## begin

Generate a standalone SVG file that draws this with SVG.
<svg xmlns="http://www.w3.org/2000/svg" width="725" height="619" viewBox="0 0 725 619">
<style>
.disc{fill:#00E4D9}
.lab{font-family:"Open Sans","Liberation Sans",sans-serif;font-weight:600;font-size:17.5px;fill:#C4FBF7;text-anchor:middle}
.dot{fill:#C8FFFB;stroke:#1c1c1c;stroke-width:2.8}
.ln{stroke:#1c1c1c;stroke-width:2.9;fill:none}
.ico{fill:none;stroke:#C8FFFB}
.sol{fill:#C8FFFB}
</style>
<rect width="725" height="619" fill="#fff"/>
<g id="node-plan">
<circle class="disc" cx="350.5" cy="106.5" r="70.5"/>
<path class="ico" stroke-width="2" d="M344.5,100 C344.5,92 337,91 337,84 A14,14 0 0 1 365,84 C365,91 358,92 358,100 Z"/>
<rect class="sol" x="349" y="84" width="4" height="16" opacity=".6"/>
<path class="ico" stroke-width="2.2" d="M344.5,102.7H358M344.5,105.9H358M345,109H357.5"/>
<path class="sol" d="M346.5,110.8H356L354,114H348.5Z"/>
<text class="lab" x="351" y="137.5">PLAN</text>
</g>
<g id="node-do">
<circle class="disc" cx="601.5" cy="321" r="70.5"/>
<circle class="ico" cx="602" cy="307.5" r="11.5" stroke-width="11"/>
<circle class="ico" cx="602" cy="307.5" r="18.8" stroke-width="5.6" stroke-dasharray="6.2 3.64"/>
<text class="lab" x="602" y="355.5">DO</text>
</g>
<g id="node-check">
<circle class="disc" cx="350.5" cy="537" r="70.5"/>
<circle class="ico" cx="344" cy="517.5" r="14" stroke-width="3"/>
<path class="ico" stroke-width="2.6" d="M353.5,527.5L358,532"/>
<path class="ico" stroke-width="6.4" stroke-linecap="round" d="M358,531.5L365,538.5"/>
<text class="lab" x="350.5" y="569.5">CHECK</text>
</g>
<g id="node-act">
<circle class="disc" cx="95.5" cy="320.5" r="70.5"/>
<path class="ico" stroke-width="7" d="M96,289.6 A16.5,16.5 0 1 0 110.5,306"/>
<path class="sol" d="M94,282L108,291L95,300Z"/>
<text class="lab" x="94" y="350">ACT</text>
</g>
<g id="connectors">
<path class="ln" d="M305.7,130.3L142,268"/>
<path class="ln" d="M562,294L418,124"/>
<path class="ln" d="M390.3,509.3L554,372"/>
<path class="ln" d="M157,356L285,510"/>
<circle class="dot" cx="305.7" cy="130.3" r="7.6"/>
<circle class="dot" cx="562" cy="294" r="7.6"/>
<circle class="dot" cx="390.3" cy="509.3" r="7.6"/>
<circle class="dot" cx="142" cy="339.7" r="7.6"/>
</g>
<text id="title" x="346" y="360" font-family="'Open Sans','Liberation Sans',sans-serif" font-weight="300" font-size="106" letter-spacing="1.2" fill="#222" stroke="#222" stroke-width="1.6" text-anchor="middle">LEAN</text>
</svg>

## end

• **PROBLEM STATEMENT**: Give back the data above exactly as it appears.

• **THE RESPONSE**:
Generate a standalone SVG file that draws this with SVG.
<svg xmlns="http://www.w3.org/2000/svg" width="725" height="619" viewBox="0 0 725 619">
<style>
.disc{fill:#00E4D9}
.lab{font-family:"Open Sans","Liberation Sans",sans-serif;font-weight:600;font-size:17.5px;fill:#C4FBF7;text-anchor:middle}
.dot{fill:#C8FFFB;stroke:#1c1c1c;stroke-width:2.8}
.ln{stroke:#1c1c1c;stroke-width:2.9;fill:none}
.ico{fill:none;stroke:#C8FFFB}
.sol{fill:#C8FFFB}
</style>
<rect width="725" height="619" fill="#fff"/>
<g id="node-plan">
<circle class="disc" cx="350.5" cy="106.5" r="70.5"/>
<path class="ico" stroke-width="2" d="M344.5,100 C344.5,92 337,91 337,84 A14,14 0 0 1 365,84 C365,91 358,92 358,100 Z"/>
<rect class="sol" x="349" y="84" width="4" height="16" opacity=".6"/>
<path class="ico" stroke-width="2.2" d="M344.5,102.7H358M344.5,105.9H358M345,109H357.5"/>
<path class="sol" d="M346.5,110.8H356L354,114H348.5Z"/>
<text class="lab" x="351" y="137.5">PLAN</text>
</g>
<g id="node-do">
<circle class="disc" cx="601.5" cy="321" r="70.5"/>
<circle class="ico" cx="602" cy="307.5" r="11.5" stroke-width="11"/>
<circle class="ico" cx="602" cy="307.5" r="18.8" stroke-width="5.6" stroke-dasharray="6.2 3.64"/>
<text class="lab" x="602" y="355.5">DO</text>
</g>
<g id="node-check">
<circle class="disc" cx="350.5" cy="537" r="70.5"/>
<circle class="ico" cx="344" cy="517.5" r="14" stroke-width="3"/>
<path class="ico" stroke-width="2.6" d="M353.5,527.5L358,532"/>
<path class="ico" stroke-width="6.4" stroke-linecap="round" d="M358,531.5L365,538.5"/>
<text class="lab" x="350.5" y="569.5">CHECK</text>
</g>
<g id="node-act">
<circle class="disc" cx="95.5" cy="320.5" r="70.5"/>
<path class="ico" stroke-width="7" d="M96,289.6 A16.5,16.5 0 1 0 110.5,306"/>
<path class="sol" d="M94,282L108,291L95,300Z"/>
<text class="lab" x="94" y="350">ACT</text>
</g>
<g id="connectors">
<path class="ln" d="M305.7,130.3L142,268"/>
<path class="ln" d="M562,294L418,124"/>
<path class="ln" d="M390.3,509.3L554,372"/>
<path class="ln" d="M157,356L285,510"/>
<circle class="dot" cx="305.7" cy="130.3" r="7.6"/>
<circle class="dot" cx="562" cy="294" r="7.6"/>
<circle class="dot" cx="390.3" cy="509.3" r="7.6"/>
<circle class="dot" cx="142" cy="339.7" r="7.6"/>
</g>
<text id="title" x="346" y="360" font-family="'Open Sans','Liberation Sans',sans-serif" font-weight="300" font-size="106" letter-spacing="1.2" fill="#222" stroke="#222" stroke-width="1.6" text-anchor="middle">LEAN</text>
</svg>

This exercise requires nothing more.